The federal government has approved Bunge’s acquisition of Viterra, with conditions attached.
The conditions, Transport Canada says in a news release published on Tuesday, are meant to “ensure that the acquisition will not have a negative impact on competition in Canada’s grain and oilseed sector, notably for grain purchasing in Western Canada and the sale of canola oil in Central and Atlantic Canada.”
Conditions include Bunge’s divestiture of six grain elevators in Western Canada to maintain competitive options for farmers in the region, as well as legally binding controls on Bunge’s minority ownership in G3 Canada so Bunge can’t influence G3’s pricing or investment decisions.

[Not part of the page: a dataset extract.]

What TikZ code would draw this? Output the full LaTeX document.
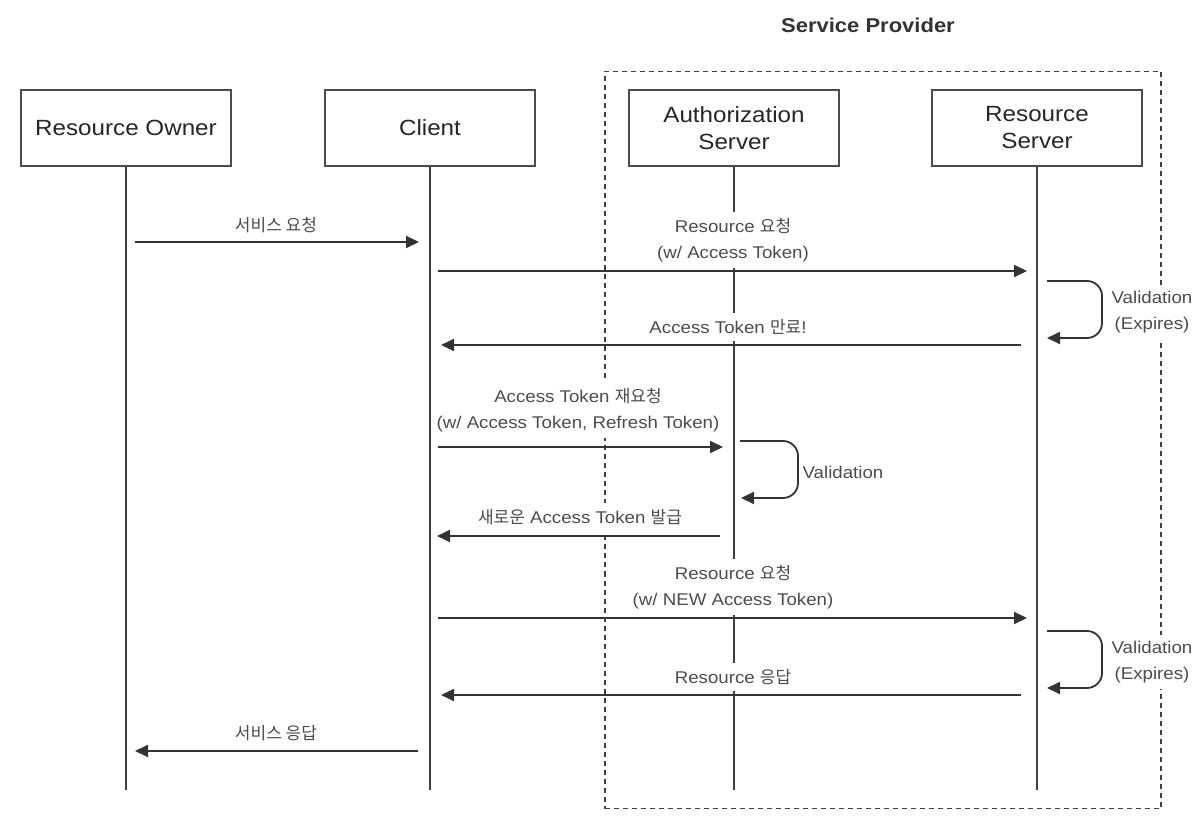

Other conditions include retaining Viterra’s head office in Regina for at least five years and investing at least $520 million in Canada within the next five years, and a price protection program for certain buyers of canola oil in Central and Atlantic Canada to protect fair pricing and market stability.
There are 20 other conditions that can be found online on the Order in Council online database.
“This decision underscores the importance of promoting economic growth in Canada, while maintaining robust oversight to protect competition and the public interest. We are committed to supporting a strong economy, including in the agricultural, and transportation sectors.” said Anita Anand, Minister of Transport and Internal Trade.
Initial Reaction
The Agricultural Producers Association of Saskatchewan (APAS) weighed in on the approval of the Bunge-Viterra merger.
APAS said while the decision seems to “partially address farmer’s original concerns about potential negative impacts of
the merger…the effectiveness of the imposed measures will need to be evaluated over time to ensure they address the concerns.”
President of APAS Bill Prybylski is cautiously optimistic about the merger, saying, “while we acknowledge the government’s efforts in addressing the concerns raised by Saskatchewan farmers in its decision, it is essential that these conditions are more than just words on paper. Farmers need real action that translate into enhanced competitiveness and sustainability in the grain industry.”
APAS says a few things were omitted from the merger decision, such as a projected “$800 million financial loss to farmers or control over
45% of Vancouver Port’s capacity opting instead for conditions like independent director nominations to mitigate anti-competitive risks” and “Bunge’s involvement in the Regina canola crush project…focusing [instead] on general competition and operational measures.”
The farm group acknowledged the strategies implemented will “increase competition in the canola sector and limiting Bunge’s grain operations in G3 indirectly “safeguards farmers against fluctuating margins, high input costs, and ensure a competitive, transparent supply chain.”
APAS wants all stakeholders to stay engaged in the process and “provide feedback on the practical impacts of these policy changes as they unfold.”